- Work to be completed
Restate each of the lines below word for word and drop every picture.

- Data shown
****************
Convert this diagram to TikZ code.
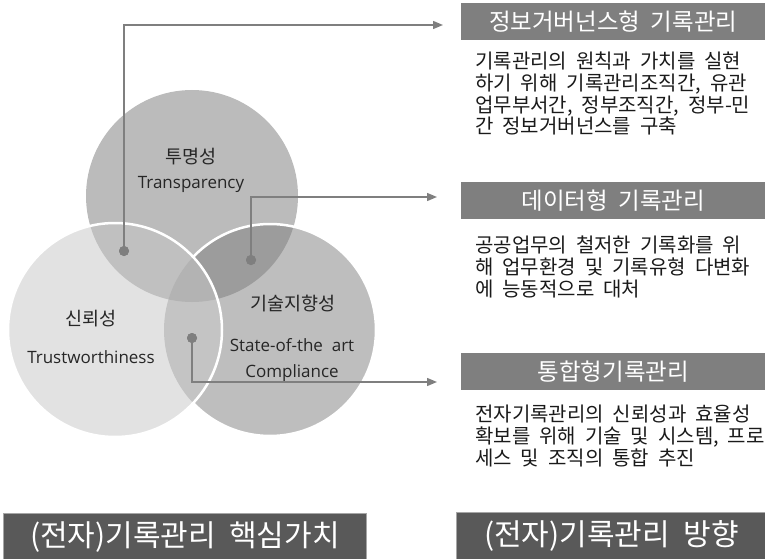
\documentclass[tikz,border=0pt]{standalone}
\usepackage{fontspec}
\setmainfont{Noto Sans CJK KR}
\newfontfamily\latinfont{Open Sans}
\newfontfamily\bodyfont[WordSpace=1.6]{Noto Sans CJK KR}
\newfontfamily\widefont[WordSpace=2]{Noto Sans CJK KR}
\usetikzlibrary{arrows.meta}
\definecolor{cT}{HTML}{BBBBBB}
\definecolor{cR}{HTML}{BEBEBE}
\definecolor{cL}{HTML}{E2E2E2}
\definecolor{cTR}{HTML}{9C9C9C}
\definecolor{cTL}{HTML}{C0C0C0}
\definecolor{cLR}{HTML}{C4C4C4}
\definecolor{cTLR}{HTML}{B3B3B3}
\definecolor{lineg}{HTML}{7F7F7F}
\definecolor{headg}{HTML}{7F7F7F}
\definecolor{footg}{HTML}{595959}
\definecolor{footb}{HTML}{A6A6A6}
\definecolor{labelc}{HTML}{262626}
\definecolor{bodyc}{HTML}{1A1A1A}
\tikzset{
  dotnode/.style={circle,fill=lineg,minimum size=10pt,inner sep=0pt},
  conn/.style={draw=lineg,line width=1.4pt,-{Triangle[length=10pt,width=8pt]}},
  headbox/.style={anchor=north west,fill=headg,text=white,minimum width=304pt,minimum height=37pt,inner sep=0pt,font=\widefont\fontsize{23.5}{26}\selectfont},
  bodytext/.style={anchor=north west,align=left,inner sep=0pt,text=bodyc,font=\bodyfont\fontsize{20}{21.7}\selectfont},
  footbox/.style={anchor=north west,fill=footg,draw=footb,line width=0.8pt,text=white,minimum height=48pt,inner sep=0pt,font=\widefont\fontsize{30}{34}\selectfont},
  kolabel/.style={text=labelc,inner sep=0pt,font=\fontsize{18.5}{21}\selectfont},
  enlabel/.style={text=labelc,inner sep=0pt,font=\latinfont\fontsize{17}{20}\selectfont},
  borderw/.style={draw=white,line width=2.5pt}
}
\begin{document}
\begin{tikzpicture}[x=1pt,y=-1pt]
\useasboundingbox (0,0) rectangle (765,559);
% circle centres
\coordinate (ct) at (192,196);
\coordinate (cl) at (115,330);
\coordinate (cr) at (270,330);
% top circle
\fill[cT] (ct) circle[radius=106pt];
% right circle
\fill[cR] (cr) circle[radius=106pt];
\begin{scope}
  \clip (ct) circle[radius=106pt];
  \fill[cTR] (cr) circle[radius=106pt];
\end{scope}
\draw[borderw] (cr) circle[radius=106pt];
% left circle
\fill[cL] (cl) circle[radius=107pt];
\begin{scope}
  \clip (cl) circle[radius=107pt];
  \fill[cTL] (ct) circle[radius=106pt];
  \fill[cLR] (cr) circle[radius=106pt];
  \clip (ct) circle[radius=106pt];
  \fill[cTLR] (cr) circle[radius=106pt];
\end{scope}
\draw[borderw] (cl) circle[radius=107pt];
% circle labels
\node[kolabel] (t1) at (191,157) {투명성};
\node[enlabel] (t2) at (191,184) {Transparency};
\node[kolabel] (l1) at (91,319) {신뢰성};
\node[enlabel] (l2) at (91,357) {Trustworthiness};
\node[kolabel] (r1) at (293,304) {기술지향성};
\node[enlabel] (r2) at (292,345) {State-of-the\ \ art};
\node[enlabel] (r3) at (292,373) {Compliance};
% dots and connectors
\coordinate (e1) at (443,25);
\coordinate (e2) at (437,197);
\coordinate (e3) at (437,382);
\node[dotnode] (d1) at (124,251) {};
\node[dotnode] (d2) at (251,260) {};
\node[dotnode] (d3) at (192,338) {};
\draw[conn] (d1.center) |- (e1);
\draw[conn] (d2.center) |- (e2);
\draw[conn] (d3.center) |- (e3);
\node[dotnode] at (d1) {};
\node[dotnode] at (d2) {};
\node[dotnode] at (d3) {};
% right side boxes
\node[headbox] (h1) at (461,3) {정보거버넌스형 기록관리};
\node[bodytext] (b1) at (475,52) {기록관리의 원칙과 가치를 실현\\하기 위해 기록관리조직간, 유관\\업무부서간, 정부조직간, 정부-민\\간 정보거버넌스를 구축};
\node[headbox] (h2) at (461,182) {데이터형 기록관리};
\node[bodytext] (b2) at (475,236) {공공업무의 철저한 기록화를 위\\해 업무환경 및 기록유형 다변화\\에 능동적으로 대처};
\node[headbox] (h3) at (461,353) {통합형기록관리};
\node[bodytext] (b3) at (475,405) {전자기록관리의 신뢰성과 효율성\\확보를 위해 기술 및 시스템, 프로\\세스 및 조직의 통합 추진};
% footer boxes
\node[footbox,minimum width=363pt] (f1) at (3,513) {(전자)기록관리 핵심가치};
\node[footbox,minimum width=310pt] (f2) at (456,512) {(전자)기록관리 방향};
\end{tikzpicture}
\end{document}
****************
- Exercise response
Convert this diagram to TikZ code.
\documentclass[tikz,border=0pt]{standalone}
\usepackage{fontspec}
\setmainfont{Noto Sans CJK KR}
\newfontfamily\latinfont{Open Sans}
\newfontfamily\bodyfont[WordSpace=1.6]{Noto Sans CJK KR}
\newfontfamily\widefont[WordSpace=2]{Noto Sans CJK KR}
\usetikzlibrary{arrows.meta}
\definecolor{cT}{HTML}{BBBBBB}
\definecolor{cR}{HTML}{BEBEBE}
\definecolor{cL}{HTML}{E2E2E2}
\definecolor{cTR}{HTML}{9C9C9C}
\definecolor{cTL}{HTML}{C0C0C0}
\definecolor{cLR}{HTML}{C4C4C4}
\definecolor{cTLR}{HTML}{B3B3B3}
\definecolor{lineg}{HTML}{7F7F7F}
\definecolor{headg}{HTML}{7F7F7F}
\definecolor{footg}{HTML}{595959}
\definecolor{footb}{HTML}{A6A6A6}
\definecolor{labelc}{HTML}{262626}
\definecolor{bodyc}{HTML}{1A1A1A}
\tikzset{
  dotnode/.style={circle,fill=lineg,minimum size=10pt,inner sep=0pt},
  conn/.style={draw=lineg,line width=1.4pt,-{Triangle[length=10pt,width=8pt]}},
  headbox/.style={anchor=north west,fill=headg,text=white,minimum width=304pt,minimum height=37pt,inner sep=0pt,font=\widefont\fontsize{23.5}{26}\selectfont},
  bodytext/.style={anchor=north west,align=left,inner sep=0pt,text=bodyc,font=\bodyfont\fontsize{20}{21.7}\selectfont},
  footbox/.style={anchor=north west,fill=footg,draw=footb,line width=0.8pt,text=white,minimum height=48pt,inner sep=0pt,font=\widefont\fontsize{30}{34}\selectfont},
  kolabel/.style={text=labelc,inner sep=0pt,font=\fontsize{18.5}{21}\selectfont},
  enlabel/.style={text=labelc,inner sep=0pt,font=\latinfont\fontsize{17}{20}\selectfont},
  borderw/.style={draw=white,line width=2.5pt}
}
\begin{document}
\begin{tikzpicture}[x=1pt,y=-1pt]
\useasboundingbox (0,0) rectangle (765,559);
% circle centres
\coordinate (ct) at (192,196);
\coordinate (cl) at (115,330);
\coordinate (cr) at (270,330);
% top circle
\fill[cT] (ct) circle[radius=106pt];
% right circle
\fill[cR] (cr) circle[radius=106pt];
\begin{scope}
  \clip (ct) circle[radius=106pt];
  \fill[cTR] (cr) circle[radius=106pt];
\end{scope}
\draw[borderw] (cr) circle[radius=106pt];
% left circle
\fill[cL] (cl) circle[radius=107pt];
\begin{scope}
  \clip (cl) circle[radius=107pt];
  \fill[cTL] (ct) circle[radius=106pt];
  \fill[cLR] (cr) circle[radius=106pt];
  \clip (ct) circle[radius=106pt];
  \fill[cTLR] (cr) circle[radius=106pt];
\end{scope}
\draw[borderw] (cl) circle[radius=107pt];
% circle labels
\node[kolabel] (t1) at (191,157) {투명성};
\node[enlabel] (t2) at (191,184) {Transparency};
\node[kolabel] (l1) at (91,319) {신뢰성};
\node[enlabel] (l2) at (91,357) {Trustworthiness};
\node[kolabel] (r1) at (293,304) {기술지향성};
\node[enlabel] (r2) at (292,345) {State-of-the\ \ art};
\node[enlabel] (r3) at (292,373) {Compliance};
% dots and connectors
\coordinate (e1) at (443,25);
\coordinate (e2) at (437,197);
\coordinate (e3) at (437,382);
\node[dotnode] (d1) at (124,251) {};
\node[dotnode] (d2) at (251,260) {};
\node[dotnode] (d3) at (192,338) {};
\draw[conn] (d1.center) |- (e1);
\draw[conn] (d2.center) |- (e2);
\draw[conn] (d3.center) |- (e3);
\node[dotnode] at (d1) {};
\node[dotnode] at (d2) {};
\node[dotnode] at (d3) {};
% right side boxes
\node[headbox] (h1) at (461,3) {정보거버넌스형 기록관리};
\node[bodytext] (b1) at (475,52) {기록관리의 원칙과 가치를 실현\\하기 위해 기록관리조직간, 유관\\업무부서간, 정부조직간, 정부-민\\간 정보거버넌스를 구축};
\node[headbox] (h2) at (461,182) {데이터형 기록관리};
\node[bodytext] (b2) at (475,236) {공공업무의 철저한 기록화를 위\\해 업무환경 및 기록유형 다변화\\에 능동적으로 대처};
\node[headbox] (h3) at (461,353) {통합형기록관리};
\node[bodytext] (b3) at (475,405) {전자기록관리의 신뢰성과 효율성\\확보를 위해 기술 및 시스템, 프로\\세스 및 조직의 통합 추진};
% footer boxes
\node[footbox,minimum width=363pt] (f1) at (3,513) {(전자)기록관리 핵심가치};
\node[footbox,minimum width=310pt] (f2) at (456,512) {(전자)기록관리 방향};
\end{tikzpicture}
\end{document}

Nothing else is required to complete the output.